▸ **Exercise brief**
Type again, exactly, the lines below from the start through the line that includes "Serif, Times New".
[Start of Supplied material]
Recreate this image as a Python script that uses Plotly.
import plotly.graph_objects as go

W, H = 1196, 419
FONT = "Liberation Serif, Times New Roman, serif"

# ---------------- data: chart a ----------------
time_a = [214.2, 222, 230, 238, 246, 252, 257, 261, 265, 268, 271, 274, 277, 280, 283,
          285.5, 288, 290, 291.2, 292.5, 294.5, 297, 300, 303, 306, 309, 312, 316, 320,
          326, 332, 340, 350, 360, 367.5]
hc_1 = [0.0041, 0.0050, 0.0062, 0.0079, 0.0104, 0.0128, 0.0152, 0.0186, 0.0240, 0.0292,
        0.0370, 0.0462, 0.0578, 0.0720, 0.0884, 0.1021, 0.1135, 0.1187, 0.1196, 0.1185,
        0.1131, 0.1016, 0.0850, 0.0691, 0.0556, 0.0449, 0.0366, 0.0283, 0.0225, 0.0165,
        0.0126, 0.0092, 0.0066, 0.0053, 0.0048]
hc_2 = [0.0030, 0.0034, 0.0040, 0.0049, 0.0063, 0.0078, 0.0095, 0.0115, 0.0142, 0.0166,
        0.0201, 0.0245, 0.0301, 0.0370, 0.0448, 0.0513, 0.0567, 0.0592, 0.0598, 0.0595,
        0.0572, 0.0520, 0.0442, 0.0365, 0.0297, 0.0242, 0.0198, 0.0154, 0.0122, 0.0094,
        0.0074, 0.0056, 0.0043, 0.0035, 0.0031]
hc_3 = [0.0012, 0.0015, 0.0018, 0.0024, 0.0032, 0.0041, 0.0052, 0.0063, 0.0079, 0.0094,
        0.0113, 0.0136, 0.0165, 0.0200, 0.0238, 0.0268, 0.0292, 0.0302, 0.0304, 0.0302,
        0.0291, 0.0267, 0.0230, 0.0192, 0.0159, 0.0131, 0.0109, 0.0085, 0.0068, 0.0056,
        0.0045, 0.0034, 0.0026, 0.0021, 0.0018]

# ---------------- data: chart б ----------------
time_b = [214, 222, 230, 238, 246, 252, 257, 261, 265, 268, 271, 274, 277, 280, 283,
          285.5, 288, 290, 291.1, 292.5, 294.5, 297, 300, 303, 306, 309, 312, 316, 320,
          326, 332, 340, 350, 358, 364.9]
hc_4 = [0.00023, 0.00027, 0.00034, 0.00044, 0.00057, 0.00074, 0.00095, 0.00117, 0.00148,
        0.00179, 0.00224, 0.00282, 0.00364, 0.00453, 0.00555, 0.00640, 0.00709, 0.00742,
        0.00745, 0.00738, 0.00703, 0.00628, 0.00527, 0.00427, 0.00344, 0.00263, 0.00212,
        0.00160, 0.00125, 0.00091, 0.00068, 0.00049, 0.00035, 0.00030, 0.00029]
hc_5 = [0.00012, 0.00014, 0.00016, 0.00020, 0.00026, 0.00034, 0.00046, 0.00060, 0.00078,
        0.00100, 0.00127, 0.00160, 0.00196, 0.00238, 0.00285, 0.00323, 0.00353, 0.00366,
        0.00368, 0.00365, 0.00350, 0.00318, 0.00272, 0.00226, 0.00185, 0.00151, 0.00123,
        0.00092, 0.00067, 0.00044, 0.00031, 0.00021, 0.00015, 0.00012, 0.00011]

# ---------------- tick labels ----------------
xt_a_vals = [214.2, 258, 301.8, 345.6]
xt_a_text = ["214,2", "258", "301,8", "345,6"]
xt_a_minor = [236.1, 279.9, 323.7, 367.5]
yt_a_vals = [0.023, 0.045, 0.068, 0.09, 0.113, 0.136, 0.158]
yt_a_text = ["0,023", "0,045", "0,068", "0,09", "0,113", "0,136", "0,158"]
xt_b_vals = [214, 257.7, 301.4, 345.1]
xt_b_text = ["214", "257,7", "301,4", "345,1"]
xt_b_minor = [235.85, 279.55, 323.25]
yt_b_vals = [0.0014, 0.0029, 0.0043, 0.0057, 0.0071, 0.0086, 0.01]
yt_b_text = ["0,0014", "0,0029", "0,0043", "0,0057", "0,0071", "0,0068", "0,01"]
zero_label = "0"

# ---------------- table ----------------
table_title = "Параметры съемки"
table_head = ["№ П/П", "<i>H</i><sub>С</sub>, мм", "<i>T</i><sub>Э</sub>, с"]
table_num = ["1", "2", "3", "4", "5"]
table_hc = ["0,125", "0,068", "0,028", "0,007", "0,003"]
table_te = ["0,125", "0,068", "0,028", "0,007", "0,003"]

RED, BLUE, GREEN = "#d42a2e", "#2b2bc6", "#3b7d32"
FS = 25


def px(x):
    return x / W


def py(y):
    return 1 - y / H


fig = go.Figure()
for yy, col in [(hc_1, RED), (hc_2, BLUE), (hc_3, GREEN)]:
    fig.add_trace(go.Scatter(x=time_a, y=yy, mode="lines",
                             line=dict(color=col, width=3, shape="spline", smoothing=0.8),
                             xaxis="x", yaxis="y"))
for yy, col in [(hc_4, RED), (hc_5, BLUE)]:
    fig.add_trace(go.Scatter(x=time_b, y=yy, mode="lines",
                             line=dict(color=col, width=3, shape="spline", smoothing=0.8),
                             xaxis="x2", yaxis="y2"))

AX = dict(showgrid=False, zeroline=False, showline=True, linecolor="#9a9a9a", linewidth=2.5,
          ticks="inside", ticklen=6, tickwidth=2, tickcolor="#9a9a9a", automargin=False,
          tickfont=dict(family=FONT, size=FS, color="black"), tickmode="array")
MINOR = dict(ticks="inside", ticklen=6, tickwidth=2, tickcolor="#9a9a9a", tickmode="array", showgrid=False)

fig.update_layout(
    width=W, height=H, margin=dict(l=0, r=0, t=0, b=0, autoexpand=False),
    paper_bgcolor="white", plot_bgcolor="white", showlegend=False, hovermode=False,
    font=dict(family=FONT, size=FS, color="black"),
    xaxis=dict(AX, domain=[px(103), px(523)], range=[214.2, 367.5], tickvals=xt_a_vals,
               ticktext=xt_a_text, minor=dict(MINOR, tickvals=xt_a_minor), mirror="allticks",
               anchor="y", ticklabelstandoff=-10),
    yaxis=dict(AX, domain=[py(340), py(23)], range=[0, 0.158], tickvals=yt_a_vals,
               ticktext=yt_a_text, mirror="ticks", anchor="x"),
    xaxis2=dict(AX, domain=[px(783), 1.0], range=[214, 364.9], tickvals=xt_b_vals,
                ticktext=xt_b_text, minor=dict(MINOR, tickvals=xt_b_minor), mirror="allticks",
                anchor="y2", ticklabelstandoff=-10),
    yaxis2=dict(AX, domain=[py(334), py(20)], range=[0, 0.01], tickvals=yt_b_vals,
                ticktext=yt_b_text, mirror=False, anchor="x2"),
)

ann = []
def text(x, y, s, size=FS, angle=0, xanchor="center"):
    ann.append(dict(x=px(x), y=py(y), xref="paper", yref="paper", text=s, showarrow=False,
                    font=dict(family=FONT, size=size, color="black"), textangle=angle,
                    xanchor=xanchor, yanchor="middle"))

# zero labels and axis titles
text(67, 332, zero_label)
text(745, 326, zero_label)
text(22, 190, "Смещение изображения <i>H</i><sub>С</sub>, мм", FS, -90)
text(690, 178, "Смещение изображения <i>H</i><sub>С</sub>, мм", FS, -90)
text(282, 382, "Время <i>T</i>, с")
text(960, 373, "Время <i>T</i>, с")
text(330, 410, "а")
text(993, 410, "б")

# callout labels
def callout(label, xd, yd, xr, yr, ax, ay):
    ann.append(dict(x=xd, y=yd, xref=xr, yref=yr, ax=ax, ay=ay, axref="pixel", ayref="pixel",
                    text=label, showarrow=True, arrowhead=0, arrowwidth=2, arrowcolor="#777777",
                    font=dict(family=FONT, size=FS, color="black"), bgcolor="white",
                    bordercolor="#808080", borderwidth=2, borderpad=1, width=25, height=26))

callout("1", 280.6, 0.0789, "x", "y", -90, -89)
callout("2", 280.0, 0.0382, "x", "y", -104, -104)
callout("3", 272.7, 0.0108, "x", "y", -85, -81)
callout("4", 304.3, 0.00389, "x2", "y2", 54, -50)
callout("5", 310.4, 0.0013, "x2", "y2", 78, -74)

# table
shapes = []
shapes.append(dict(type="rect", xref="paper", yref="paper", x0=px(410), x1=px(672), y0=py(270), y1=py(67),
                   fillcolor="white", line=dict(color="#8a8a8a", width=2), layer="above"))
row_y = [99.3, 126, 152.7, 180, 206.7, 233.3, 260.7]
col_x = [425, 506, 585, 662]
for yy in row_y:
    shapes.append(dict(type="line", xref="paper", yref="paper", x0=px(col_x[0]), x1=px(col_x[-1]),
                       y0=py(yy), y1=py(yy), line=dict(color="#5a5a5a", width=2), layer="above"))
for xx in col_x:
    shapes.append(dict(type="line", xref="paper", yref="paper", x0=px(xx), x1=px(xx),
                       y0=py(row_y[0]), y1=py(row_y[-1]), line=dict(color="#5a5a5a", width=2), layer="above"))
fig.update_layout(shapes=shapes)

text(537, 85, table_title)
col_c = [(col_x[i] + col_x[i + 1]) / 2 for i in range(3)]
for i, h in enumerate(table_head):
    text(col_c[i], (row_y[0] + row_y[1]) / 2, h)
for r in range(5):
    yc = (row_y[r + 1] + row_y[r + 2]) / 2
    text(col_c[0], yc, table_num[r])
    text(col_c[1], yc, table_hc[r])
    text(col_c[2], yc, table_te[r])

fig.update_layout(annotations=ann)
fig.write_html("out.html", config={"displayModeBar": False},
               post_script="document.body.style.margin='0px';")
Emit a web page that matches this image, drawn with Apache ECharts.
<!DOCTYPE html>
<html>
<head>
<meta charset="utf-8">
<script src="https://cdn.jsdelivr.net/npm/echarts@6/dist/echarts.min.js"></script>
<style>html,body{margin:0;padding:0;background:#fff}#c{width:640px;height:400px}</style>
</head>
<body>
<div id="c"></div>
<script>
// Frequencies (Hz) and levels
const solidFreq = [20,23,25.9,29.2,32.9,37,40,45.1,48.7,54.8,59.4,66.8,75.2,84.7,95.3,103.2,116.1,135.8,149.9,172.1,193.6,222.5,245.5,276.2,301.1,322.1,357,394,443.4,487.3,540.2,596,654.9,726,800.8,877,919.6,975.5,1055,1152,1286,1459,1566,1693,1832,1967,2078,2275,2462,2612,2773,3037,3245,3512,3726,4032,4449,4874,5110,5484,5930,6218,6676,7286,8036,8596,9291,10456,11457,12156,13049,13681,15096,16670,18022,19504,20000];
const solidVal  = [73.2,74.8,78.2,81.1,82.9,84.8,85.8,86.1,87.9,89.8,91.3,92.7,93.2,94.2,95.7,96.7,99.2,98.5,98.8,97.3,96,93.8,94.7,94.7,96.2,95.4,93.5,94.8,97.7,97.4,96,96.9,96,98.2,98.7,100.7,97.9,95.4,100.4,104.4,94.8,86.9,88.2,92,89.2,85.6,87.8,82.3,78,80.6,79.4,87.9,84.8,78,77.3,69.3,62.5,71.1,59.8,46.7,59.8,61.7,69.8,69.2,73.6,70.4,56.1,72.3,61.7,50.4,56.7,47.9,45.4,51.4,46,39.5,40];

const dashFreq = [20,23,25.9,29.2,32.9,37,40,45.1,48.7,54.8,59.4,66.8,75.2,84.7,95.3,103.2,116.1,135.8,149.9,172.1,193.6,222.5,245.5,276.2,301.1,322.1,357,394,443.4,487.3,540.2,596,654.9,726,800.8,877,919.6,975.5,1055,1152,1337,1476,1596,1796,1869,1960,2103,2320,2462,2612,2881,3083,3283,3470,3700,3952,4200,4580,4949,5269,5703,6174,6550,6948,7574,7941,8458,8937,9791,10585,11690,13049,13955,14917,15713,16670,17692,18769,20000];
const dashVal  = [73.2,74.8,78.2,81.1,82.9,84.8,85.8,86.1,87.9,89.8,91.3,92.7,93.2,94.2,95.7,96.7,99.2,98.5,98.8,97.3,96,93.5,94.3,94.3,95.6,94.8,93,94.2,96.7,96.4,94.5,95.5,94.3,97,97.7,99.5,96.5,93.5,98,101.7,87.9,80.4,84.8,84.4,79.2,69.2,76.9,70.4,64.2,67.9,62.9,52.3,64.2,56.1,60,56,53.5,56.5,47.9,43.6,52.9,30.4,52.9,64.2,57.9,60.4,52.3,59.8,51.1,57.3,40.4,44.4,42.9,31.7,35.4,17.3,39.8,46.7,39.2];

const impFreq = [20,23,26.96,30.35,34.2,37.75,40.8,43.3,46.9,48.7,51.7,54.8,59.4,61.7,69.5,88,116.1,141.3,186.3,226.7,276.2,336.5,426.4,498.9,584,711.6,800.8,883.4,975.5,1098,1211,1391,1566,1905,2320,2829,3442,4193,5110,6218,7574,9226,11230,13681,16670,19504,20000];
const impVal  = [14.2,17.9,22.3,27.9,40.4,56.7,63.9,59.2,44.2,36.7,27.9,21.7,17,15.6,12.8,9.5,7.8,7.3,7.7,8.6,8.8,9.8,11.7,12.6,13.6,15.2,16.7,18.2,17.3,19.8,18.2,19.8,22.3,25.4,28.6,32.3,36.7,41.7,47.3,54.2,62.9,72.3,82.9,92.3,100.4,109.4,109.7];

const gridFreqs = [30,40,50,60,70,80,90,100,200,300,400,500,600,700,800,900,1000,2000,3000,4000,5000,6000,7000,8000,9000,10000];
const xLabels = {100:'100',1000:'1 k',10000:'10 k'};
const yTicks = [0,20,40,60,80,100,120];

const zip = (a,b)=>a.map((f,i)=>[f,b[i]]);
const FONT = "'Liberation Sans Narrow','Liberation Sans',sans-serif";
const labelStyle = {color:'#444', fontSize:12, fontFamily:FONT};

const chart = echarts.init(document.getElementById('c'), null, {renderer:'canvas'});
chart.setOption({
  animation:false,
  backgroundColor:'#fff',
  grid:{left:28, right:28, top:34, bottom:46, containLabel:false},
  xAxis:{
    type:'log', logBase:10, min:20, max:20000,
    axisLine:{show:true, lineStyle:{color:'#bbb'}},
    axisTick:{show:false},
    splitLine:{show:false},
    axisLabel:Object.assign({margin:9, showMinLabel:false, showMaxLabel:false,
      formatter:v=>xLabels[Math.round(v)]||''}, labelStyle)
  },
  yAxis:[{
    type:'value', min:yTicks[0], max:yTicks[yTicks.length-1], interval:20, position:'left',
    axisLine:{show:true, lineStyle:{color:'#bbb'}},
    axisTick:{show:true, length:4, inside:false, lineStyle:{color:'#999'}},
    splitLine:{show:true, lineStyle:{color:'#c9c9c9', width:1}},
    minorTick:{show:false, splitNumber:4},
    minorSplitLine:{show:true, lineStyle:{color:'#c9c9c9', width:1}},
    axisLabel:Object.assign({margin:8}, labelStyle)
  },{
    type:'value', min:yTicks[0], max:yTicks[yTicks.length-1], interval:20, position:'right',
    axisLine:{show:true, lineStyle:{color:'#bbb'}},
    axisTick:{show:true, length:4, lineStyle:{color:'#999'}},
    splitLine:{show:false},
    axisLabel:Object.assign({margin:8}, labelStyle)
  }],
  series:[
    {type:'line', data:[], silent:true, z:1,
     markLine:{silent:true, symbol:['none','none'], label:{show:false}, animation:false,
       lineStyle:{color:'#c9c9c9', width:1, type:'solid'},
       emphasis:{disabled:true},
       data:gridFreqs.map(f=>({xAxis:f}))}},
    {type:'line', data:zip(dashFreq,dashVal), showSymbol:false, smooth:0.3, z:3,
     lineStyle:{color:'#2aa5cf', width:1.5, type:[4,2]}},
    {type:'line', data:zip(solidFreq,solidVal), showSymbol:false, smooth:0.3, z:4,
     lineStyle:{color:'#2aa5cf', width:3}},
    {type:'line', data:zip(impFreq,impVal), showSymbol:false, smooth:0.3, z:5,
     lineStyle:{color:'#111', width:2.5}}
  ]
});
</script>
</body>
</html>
[End of Supplied material]
▸ **Result of the task**
Recreate this image as a Python script that uses Plotly.
import plotly.graph_objects as go

W, H = 1196, 419
FONT = "Liberation Serif, Times New Roman, serif"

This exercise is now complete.